The Issue: When it comes to managing workforce health and productivity, employers typically focus on costly, high-prevalence conditions such as low back pain, depression and obesity. However, less common diseases can still take their toll through wage replacement and lost productivity costs when cases end up in the disability system.
Evidence: To demonstrate this point, we focus on short- and long-term disability (STD & LTD, respectively) claim expenses and lost productivity costs for eleven low-prevalence conditions using data from IBI’s 2013 benchmarking database. We find that:
- Average STD wage replacement costs across all claims are about $4,800. Costs for cancer, viral hepatitis, congestive heart failure and rheumatoid arthritis STD claims are estimated to be at least 20% higher.
- About 9% of all STD claims reach their plan’s maximum benefit duration. This could be a precursor to entering the LTD system. Rheumatoid arthritis, congestive heart failure, cancer and viral hepatitis STD claims are more than twice as likely to reach their plan’s maximum benefit duration.
- A majority of LTD claims close within one to three years after they start. COPD, rheumatoid arthritis and diabetes are among the LTD diagnoses least likely to close within one year.
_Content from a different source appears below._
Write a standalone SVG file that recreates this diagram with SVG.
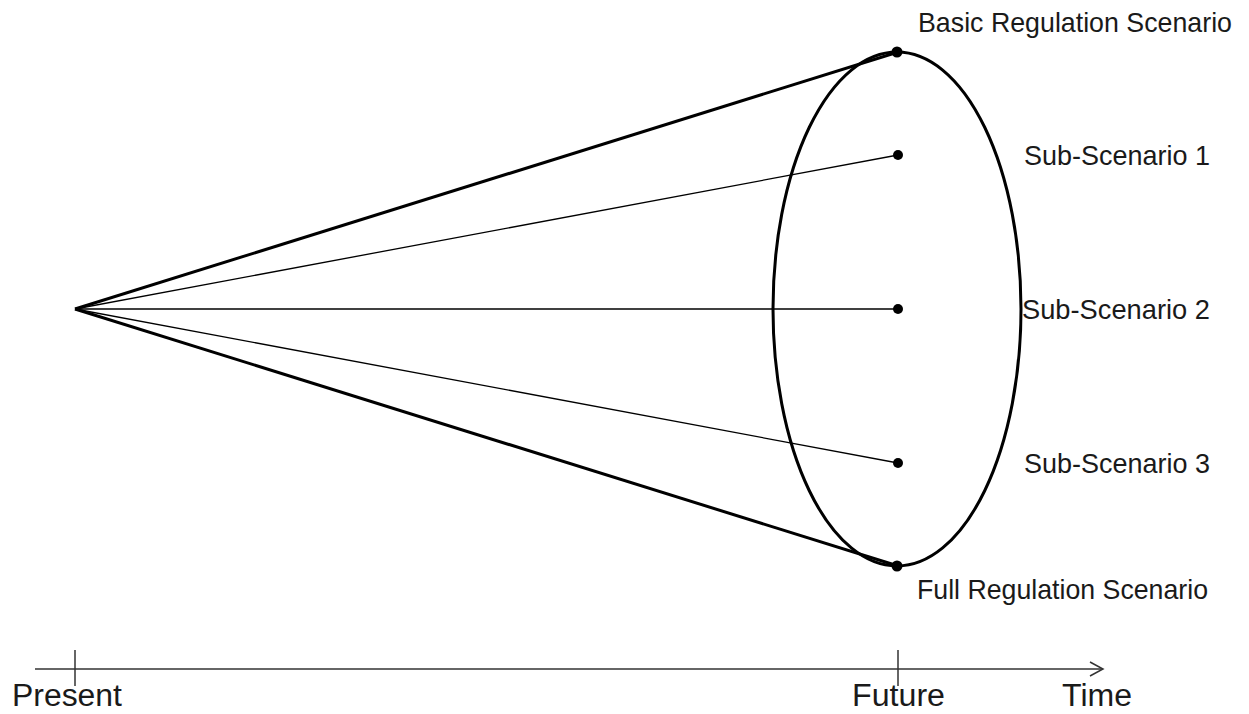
<svg xmlns="http://www.w3.org/2000/svg" width="1249" height="714" viewBox="0 0 1249 714">
<style>
.lbl{font-family:"Liberation Sans",Arial,sans-serif;font-size:28px;fill:#1a1a1a}
.ax{font-family:"Liberation Sans",Arial,sans-serif;font-size:31px;fill:#1a1a1a}
.thick{stroke:#000;stroke-width:3;fill:none}
.thin{stroke:#000;stroke-width:1.3;fill:none}
.dot{fill:#000}
</style>
<rect width="1249" height="714" fill="#fff"/>
<g id="connectors">
<line class="thick" x1="75" y1="309" x2="895" y2="53"/>
<line class="thick" x1="75" y1="309" x2="895" y2="565"/>
<line class="thin" x1="75" y1="309" x2="898" y2="155"/>
<line class="thin" x1="75" y1="309" x2="898" y2="309"/>
<line class="thin" x1="75" y1="309" x2="898" y2="463"/>
</g>
<g id="ellipse"><ellipse class="thick" cx="897" cy="309" rx="124" ry="257"/></g>
<g id="basic"><circle class="dot" cx="897" cy="52" r="5.5"/><text class="lbl" x="918" y="32" textLength="314" lengthAdjust="spacingAndGlyphs">Basic Regulation  Scenario</text></g>
<g id="sub1"><circle class="dot" cx="898" cy="155" r="5"/><text class="lbl" x="1024" y="165" textLength="186" lengthAdjust="spacingAndGlyphs">Sub-Scenario 1</text></g>
<g id="sub2"><circle class="dot" cx="898" cy="309" r="5"/><text class="lbl" x="1022" y="319" textLength="188" lengthAdjust="spacingAndGlyphs">Sub-Scenario 2</text></g>
<g id="sub3"><circle class="dot" cx="898" cy="463" r="5"/><text class="lbl" x="1024" y="473" textLength="186" lengthAdjust="spacingAndGlyphs">Sub-Scenario 3</text></g>
<g id="full"><circle class="dot" cx="897" cy="566" r="5.5"/><text class="lbl" x="917" y="599" textLength="291" lengthAdjust="spacingAndGlyphs">Full Regulation  Scenario</text></g>
<g id="axis">
<line x1="35" y1="669" x2="1102" y2="669" stroke="#333" stroke-width="1.5"/>
<polyline points="1090,662 1103,669 1090,676" fill="none" stroke="#333" stroke-width="1.5"/>
<line x1="75" y1="650" x2="75" y2="686" stroke="#333" stroke-width="1.5"/>
<line x1="898" y1="650" x2="898" y2="686" stroke="#333" stroke-width="1.5"/>
<text class="ax" x="12" y="706" textLength="110" lengthAdjust="spacingAndGlyphs">Present</text>
<text class="ax" x="852" y="706" textLength="93" lengthAdjust="spacingAndGlyphs">Future</text>
<text class="ax" x="1062" y="706" textLength="70" lengthAdjust="spacingAndGlyphs">Time</text>
</g>
</svg>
Rheumatoid arthritis and diabetes are among the most likely to remain open longer than 10 years – driving a long “tail” of losses for employers and wage losses for employees.
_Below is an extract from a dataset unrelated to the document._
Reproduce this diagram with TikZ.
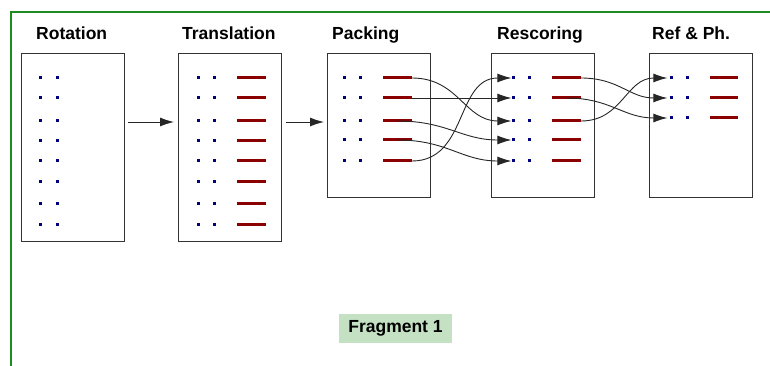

- Average LTD wage replacement costs across all claims are about $36,200. Costs for rheumatoid arthritis, diabetes and coronary artery disease LTD claims are estimated to be at least 43% higher.
- Considering average STD wage replacement costs, the likelihood of converting to LTD, average LTD wage replacement costs and lost productivity for STD time away from work, the average costs for any claim entering the disability system is about $12,200. Estimated costs for rheumatoid arthritis claims are about 2.3 times the average; estimated claim costs for viral hepatitis and congestive heart failure are at least 63% higher than the average.
Implications for Employers: Low prevalence chronic health conditions tend to fly under employers’ radar. The results of this study indicate that some of the least common chronic conditions are among the most expensive once they enter the disability system. These cost estimates are conservative because they don’t include sick day wages and lost productivity incurred during the STD waiting period. Employers could benefit from helping employees recognize their risk for these conditions and by considering disease management strategies to lower the risk of disability leaves and expedite recovery and return to work when disability claims occur. One practical first step employers can take is to assess the prevalence of different chronic conditions in their workforce, as well as the health risks that contribute to preventable disease.